The ITC has not conducted many investigations based on antitrust allegations, and the last such investigation was more than 25 years ago. Only once has the ITC found a violation based on an antitrust theory, in the 1978 investigation Certain Welded Steel Pipe & Tube, Inv. No. 337-TA-29. In that case, the president exercised rarely used veto power and overturned the ITC’s finding on public policy grounds. All other ITC investigations based on antitrust allegations have found no violation.

Trade Secrets Misappropriation

U.S. Steel alleges that at least one Manufacturer Respondent, Baosteel, used U.S. Steeltrade secrets that were purportedly misappropriated in a cyberattack by the Chinese government. According to the Complaint, in January 2011, a cyberattack against U.S. Steel targeted secret research data concerning high-strength “Dual-Phase” steel designed for automobiles. U.S. Steel conducted a forensic analysis of the malware used in the cyberattack and determined that the malware sent the research data to IP addresses linked to Chinese hackers. U.S. Steel also alleges that Baosteel commercialized high‑strength steel in 2013 using the stolen research data, and is now shipping that steel to the United States. U.S. Steel alleges that it expects discovery to reveal that other Manufacturer Respondents have used its trade secrets as well.

False Designation of Origin

U.S. Steel alleges that nearly all respondents have violated the Lanham Act by circumventing existing antidumping and countervailing duties ordered by the Commerce Department. According to U.S. Steel, the respondents are disguising Chinese steel as originating from other countries, such as Taiwan and Vietnam, in order to avoid additional duties. U.S. Steel alleges that the Chinese steel distributors (“Distributor Respondents”) falsify documents to show Chinese steel shipped to the United States originating from countries other than China.

Public Interest Statements

U.S. Steel filed a public interest statement with the Complaint stating, among other things, that the requested remedial orders will protect domestic investment and innovation in the American steel industry. It also stated that American steel producers have sufficient unused capacity to replace the volume of steel subject to the remedial orders in a reasonable amount of time.

In response to the Commission’s solicitation of comments relating to the public interest, respondents Baosteel and Hunan Valin filed public interest statements. Baosteel stated that the trade issues implicated by U.S. Steel’s Complaint are global in nature and better addressed through diplomatic means. Hunan Valin similarly argued that any remedial orders issued by the ITC would interfere with the economic and political relationship between the U.S. and China. In response, U.S. Steel observed that the ITC investigates many Chinese products and practices without disturbing diplomacy. It also noted that the Obama administration has said it will use all available tools to go after cybercriminals, and argued that Section 337 is one of those tools.

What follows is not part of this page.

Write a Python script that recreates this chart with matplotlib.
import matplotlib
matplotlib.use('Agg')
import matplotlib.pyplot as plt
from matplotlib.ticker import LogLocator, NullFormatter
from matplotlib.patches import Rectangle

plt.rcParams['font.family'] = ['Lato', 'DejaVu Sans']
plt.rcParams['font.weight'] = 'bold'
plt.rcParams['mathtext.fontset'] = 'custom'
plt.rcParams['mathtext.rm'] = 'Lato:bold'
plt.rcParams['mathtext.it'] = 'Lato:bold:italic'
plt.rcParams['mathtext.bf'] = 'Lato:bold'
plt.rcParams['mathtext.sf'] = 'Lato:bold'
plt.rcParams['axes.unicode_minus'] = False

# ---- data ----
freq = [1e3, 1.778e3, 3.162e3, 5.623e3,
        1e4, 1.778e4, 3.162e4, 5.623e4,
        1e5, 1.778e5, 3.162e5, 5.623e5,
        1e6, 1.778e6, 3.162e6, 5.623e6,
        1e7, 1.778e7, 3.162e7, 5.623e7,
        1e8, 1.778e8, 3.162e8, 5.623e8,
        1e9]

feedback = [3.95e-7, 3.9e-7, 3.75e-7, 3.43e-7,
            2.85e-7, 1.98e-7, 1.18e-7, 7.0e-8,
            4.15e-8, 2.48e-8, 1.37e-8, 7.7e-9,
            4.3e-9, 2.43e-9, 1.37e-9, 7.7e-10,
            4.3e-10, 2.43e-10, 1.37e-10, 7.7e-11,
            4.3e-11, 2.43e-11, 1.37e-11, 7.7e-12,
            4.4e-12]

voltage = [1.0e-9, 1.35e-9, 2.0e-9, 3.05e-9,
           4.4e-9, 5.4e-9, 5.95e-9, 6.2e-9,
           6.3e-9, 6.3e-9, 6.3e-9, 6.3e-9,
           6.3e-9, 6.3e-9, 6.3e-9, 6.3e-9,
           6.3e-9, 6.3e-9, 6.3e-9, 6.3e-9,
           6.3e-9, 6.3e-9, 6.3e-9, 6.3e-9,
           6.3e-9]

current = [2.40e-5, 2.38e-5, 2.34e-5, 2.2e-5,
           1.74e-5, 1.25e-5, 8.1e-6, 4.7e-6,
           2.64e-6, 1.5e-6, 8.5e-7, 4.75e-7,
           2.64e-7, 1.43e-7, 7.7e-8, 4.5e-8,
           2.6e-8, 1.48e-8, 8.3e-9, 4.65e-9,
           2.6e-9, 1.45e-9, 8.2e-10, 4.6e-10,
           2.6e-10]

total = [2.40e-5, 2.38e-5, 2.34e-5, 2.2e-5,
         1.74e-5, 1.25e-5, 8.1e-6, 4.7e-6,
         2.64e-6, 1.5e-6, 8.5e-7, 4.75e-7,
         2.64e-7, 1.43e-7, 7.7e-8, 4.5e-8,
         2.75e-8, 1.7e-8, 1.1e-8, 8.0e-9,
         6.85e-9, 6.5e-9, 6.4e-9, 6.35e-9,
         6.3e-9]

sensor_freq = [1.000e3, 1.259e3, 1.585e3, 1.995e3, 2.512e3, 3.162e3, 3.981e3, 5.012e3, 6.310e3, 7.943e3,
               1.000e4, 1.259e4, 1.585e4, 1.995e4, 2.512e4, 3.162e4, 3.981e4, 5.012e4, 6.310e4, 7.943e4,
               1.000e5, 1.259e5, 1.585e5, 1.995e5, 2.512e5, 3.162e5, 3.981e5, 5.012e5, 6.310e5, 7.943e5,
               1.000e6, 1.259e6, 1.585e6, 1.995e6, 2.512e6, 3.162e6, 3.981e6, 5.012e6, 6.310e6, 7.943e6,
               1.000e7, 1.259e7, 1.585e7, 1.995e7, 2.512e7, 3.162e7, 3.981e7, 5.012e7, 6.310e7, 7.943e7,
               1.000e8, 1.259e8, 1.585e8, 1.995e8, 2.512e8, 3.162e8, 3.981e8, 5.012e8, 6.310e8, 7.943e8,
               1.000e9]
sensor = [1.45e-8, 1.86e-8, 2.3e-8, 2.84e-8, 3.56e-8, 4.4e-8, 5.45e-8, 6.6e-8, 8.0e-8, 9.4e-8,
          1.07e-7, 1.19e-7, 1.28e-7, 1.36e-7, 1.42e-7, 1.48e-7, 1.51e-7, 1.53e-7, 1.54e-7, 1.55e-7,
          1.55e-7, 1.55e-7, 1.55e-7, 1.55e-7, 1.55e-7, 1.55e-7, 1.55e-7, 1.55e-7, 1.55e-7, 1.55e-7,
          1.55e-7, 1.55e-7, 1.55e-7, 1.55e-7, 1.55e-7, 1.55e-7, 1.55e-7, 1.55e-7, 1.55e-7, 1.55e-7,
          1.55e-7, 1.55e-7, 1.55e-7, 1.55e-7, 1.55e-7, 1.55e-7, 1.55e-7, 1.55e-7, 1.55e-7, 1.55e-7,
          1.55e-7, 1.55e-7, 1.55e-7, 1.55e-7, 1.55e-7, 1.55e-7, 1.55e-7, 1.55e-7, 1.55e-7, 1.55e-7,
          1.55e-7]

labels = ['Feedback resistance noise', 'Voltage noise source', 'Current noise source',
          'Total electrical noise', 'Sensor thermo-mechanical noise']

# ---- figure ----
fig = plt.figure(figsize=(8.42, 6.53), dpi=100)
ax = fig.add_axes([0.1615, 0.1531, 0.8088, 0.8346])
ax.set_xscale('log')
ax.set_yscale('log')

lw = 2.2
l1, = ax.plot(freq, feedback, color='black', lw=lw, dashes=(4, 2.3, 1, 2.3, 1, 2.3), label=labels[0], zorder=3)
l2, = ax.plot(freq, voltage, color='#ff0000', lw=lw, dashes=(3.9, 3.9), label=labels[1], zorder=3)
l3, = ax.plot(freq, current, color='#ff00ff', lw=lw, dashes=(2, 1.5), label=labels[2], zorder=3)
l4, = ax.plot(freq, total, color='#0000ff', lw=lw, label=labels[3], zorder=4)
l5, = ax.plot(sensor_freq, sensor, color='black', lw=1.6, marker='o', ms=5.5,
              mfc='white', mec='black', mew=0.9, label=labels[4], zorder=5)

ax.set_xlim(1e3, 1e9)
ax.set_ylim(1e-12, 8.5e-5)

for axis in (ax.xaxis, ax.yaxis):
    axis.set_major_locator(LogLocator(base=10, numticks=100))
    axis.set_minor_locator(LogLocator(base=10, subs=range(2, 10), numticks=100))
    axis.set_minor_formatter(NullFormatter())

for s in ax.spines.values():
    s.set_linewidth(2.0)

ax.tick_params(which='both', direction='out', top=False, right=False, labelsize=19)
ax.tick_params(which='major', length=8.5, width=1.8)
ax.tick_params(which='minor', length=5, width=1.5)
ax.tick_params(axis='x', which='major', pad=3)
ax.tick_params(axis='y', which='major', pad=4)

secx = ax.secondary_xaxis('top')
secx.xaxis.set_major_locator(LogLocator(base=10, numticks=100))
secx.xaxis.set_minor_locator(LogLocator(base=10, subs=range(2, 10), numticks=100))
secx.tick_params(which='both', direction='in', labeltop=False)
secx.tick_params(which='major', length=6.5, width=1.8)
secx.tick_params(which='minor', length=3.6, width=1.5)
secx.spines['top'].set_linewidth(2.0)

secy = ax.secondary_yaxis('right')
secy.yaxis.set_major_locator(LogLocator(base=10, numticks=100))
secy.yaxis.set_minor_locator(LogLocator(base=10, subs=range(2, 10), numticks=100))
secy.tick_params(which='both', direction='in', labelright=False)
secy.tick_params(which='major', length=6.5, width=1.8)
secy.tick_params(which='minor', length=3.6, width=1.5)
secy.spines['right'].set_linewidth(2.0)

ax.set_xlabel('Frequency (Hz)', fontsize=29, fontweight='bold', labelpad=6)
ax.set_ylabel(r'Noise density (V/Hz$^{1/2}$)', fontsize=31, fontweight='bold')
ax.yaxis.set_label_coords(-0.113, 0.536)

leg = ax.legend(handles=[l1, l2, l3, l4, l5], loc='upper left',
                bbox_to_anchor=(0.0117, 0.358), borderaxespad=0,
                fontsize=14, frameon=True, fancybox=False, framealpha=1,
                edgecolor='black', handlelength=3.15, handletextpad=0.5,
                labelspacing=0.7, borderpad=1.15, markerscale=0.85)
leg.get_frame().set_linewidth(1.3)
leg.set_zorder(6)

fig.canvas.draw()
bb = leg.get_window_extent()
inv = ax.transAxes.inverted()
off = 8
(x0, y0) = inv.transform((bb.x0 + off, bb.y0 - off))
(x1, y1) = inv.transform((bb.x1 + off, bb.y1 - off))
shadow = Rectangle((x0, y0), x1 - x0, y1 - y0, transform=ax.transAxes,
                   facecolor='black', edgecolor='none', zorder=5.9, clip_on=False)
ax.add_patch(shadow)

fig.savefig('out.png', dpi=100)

Baosteel also noted that it makes steel for niche product lines, such as metal containers, that cannot be replaced by domestic producers. Several of its customers, such as Allstate Can Corporation, BWAY Corporation, and Ardagh Group, submitted letters to the Commission in favor of respondents. Some stated that Baosteel’s products are superior to those of domestic producers and that Baosteel also has superior customer service. In response, U.S. Steel argued that it could supply suitable products for metal container applications. U.S. Steel also stated that it has the ability to provide other kinds of steel, such as laminated steel, but has not yet brought these products to market because of the financial damage caused by the alleged unfair activities of the respondents.

Administrative Law Judge Dee Lord is assigned to the investigation. The Commission has delegated the public interest issue to Judge Lord for the development of a record and issuance of a Recommended Determination on that issue.